* EXERCISE DETAILS
Write each line of the material exactly as given, from the top through the line that contains "const BASE_DY = -9;", and omit all pictures.

* SUPPLIED INFORMATION
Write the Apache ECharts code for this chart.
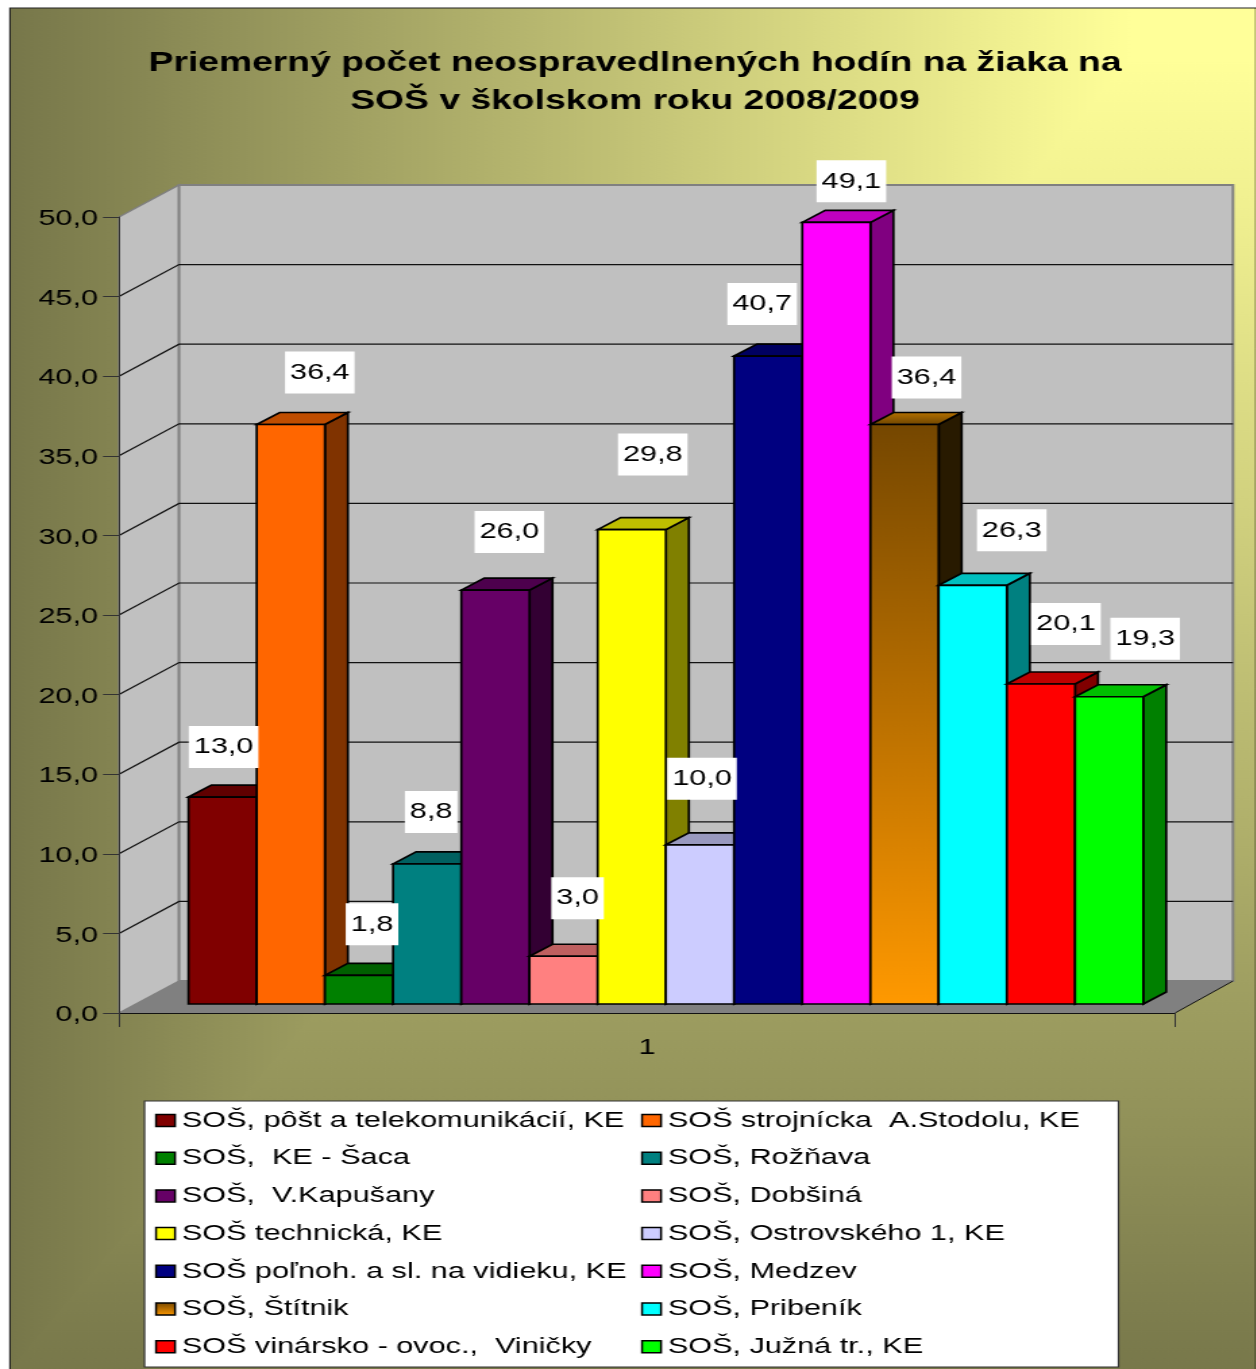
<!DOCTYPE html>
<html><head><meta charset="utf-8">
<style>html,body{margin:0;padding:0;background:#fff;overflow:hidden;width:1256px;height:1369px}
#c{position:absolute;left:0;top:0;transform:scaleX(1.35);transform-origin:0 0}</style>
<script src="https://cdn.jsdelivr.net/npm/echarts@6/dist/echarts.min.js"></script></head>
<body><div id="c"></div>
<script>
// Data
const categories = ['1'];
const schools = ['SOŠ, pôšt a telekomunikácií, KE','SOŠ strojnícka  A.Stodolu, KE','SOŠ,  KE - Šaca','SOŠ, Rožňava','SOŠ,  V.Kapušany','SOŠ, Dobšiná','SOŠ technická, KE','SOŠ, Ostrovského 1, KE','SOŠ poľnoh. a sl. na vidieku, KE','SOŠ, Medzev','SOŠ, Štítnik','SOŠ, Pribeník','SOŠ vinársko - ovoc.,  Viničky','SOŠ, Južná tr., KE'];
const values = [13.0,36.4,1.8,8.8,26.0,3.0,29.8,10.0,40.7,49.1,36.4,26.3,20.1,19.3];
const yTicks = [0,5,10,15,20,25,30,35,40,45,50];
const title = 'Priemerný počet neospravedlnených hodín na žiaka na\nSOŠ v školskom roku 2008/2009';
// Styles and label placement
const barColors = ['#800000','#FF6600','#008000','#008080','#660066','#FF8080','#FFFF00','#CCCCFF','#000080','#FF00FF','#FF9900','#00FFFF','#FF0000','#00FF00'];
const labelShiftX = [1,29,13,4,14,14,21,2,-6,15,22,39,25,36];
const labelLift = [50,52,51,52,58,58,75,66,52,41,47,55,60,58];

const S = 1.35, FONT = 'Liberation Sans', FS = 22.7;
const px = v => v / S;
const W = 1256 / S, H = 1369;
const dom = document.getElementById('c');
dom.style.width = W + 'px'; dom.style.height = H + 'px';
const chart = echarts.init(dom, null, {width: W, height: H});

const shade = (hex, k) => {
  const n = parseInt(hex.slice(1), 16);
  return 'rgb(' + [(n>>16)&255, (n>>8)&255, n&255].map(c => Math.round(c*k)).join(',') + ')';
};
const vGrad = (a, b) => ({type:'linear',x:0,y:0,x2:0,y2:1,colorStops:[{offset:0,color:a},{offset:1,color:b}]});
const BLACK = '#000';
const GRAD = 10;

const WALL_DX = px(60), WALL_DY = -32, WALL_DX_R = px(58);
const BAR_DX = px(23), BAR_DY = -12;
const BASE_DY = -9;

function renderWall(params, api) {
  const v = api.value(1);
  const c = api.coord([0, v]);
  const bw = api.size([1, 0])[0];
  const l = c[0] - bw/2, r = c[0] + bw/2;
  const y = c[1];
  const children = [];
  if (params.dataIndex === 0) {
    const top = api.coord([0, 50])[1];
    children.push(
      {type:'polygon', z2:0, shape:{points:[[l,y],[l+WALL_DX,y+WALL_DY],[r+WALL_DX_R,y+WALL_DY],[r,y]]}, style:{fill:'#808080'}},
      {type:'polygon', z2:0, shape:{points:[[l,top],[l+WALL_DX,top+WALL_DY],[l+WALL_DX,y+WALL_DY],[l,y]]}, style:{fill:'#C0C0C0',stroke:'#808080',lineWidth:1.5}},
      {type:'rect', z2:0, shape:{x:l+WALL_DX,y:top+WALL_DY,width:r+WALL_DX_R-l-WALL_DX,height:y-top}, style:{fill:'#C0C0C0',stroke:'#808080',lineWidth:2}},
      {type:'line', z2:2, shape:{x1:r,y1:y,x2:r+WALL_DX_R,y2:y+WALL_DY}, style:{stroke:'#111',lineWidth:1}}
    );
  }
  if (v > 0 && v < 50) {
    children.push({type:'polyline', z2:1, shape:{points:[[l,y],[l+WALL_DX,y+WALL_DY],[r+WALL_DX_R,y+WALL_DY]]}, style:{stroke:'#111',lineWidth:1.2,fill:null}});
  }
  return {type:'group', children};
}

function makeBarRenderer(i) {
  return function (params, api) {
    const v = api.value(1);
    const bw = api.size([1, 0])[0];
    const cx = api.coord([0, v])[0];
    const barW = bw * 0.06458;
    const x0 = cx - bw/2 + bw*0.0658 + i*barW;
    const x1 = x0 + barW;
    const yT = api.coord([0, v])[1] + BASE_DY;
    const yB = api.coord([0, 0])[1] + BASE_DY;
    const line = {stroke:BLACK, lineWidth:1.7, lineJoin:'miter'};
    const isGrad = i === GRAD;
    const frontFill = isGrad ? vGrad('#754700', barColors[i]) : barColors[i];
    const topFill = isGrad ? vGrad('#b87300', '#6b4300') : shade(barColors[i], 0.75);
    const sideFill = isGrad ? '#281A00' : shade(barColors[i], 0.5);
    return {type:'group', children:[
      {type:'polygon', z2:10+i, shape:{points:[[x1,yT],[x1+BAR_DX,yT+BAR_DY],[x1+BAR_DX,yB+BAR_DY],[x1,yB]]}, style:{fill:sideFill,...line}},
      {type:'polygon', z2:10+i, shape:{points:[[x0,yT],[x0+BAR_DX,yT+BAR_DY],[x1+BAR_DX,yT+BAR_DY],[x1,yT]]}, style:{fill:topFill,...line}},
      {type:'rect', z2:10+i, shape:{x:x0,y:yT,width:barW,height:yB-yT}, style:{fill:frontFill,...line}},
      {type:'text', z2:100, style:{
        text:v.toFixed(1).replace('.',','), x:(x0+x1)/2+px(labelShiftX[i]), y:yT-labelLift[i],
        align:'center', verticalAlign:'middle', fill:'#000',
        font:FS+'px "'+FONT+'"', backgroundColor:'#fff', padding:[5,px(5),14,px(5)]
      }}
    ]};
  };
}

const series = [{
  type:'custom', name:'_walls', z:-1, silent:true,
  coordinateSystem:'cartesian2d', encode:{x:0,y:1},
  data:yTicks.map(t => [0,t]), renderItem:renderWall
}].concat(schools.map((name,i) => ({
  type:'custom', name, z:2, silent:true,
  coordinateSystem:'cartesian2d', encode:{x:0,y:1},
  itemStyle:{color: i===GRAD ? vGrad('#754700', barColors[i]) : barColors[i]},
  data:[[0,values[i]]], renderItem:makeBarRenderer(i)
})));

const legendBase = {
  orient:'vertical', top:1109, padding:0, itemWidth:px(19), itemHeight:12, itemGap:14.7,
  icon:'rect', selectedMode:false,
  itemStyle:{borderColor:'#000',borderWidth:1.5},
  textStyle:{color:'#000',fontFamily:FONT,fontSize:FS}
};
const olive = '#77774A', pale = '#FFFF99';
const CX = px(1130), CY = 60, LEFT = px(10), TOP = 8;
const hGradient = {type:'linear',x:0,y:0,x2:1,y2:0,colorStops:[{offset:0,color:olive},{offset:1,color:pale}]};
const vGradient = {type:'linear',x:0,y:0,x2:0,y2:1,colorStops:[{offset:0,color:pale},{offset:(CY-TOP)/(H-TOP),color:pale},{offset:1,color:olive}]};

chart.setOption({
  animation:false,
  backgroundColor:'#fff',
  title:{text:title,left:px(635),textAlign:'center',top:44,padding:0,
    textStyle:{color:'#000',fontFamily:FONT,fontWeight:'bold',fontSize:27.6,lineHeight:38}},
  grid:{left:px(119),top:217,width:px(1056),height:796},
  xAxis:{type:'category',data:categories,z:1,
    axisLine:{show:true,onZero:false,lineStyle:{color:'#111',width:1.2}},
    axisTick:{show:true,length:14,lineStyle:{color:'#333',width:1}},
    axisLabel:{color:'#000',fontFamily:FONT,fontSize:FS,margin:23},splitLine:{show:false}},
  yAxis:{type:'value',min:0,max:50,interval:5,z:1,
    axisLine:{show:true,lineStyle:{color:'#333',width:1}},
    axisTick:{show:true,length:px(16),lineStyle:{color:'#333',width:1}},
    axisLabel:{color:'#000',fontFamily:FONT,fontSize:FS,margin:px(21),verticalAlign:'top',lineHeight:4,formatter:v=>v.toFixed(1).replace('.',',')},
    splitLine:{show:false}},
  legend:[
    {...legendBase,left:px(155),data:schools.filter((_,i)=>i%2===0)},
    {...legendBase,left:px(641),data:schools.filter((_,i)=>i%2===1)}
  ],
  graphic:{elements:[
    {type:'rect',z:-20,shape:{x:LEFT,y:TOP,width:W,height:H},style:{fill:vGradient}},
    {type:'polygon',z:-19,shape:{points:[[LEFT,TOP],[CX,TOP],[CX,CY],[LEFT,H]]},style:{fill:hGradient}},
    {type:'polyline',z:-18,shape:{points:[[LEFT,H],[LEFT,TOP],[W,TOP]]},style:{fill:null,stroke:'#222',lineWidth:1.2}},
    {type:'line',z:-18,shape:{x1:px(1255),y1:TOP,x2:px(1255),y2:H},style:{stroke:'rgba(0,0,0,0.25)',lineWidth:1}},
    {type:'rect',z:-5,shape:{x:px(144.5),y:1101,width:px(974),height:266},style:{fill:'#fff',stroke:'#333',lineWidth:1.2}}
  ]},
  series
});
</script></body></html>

* WRITTEN REPLY
Write the Apache ECharts code for this chart.
<!DOCTYPE html>
<html><head><meta charset="utf-8">
<style>html,body{margin:0;padding:0;background:#fff;overflow:hidden;width:1256px;height:1369px}
#c{position:absolute;left:0;top:0;transform:scaleX(1.35);transform-origin:0 0}</style>
<script src="https://cdn.jsdelivr.net/npm/echarts@6/dist/echarts.min.js"></script></head>
<body><div id="c"></div>
<script>
// Data
const categories = ['1'];
const schools = ['SOŠ, pôšt a telekomunikácií, KE','SOŠ strojnícka  A.Stodolu, KE','SOŠ,  KE - Šaca','SOŠ, Rožňava','SOŠ,  V.Kapušany','SOŠ, Dobšiná','SOŠ technická, KE','SOŠ, Ostrovského 1, KE','SOŠ poľnoh. a sl. na vidieku, KE','SOŠ, Medzev','SOŠ, Štítnik','SOŠ, Pribeník','SOŠ vinársko - ovoc.,  Viničky','SOŠ, Južná tr., KE'];
const values = [13.0,36.4,1.8,8.8,26.0,3.0,29.8,10.0,40.7,49.1,36.4,26.3,20.1,19.3];
const yTicks = [0,5,10,15,20,25,30,35,40,45,50];
const title = 'Priemerný počet neospravedlnených hodín na žiaka na\nSOŠ v školskom roku 2008/2009';
// Styles and label placement
const barColors = ['#800000','#FF6600','#008000','#008080','#660066','#FF8080','#FFFF00','#CCCCFF','#000080','#FF00FF','#FF9900','#00FFFF','#FF0000','#00FF00'];
const labelShiftX = [1,29,13,4,14,14,21,2,-6,15,22,39,25,36];
const labelLift = [50,52,51,52,58,58,75,66,52,41,47,55,60,58];

const S = 1.35, FONT = 'Liberation Sans', FS = 22.7;
const px = v => v / S;
const W = 1256 / S, H = 1369;
const dom = document.getElementById('c');
dom.style.width = W + 'px'; dom.style.height = H + 'px';
const chart = echarts.init(dom, null, {width: W, height: H});

const shade = (hex, k) => {
  const n = parseInt(hex.slice(1), 16);
  return 'rgb(' + [(n>>16)&255, (n>>8)&255, n&255].map(c => Math.round(c*k)).join(',') + ')';
};
const vGrad = (a, b) => ({type:'linear',x:0,y:0,x2:0,y2:1,colorStops:[{offset:0,color:a},{offset:1,color:b}]});
const BLACK = '#000';
const GRAD = 10;

const WALL_DX = px(60), WALL_DY = -32, WALL_DX_R = px(58);
const BAR_DX = px(23), BAR_DY = -12;
const BASE_DY = -9;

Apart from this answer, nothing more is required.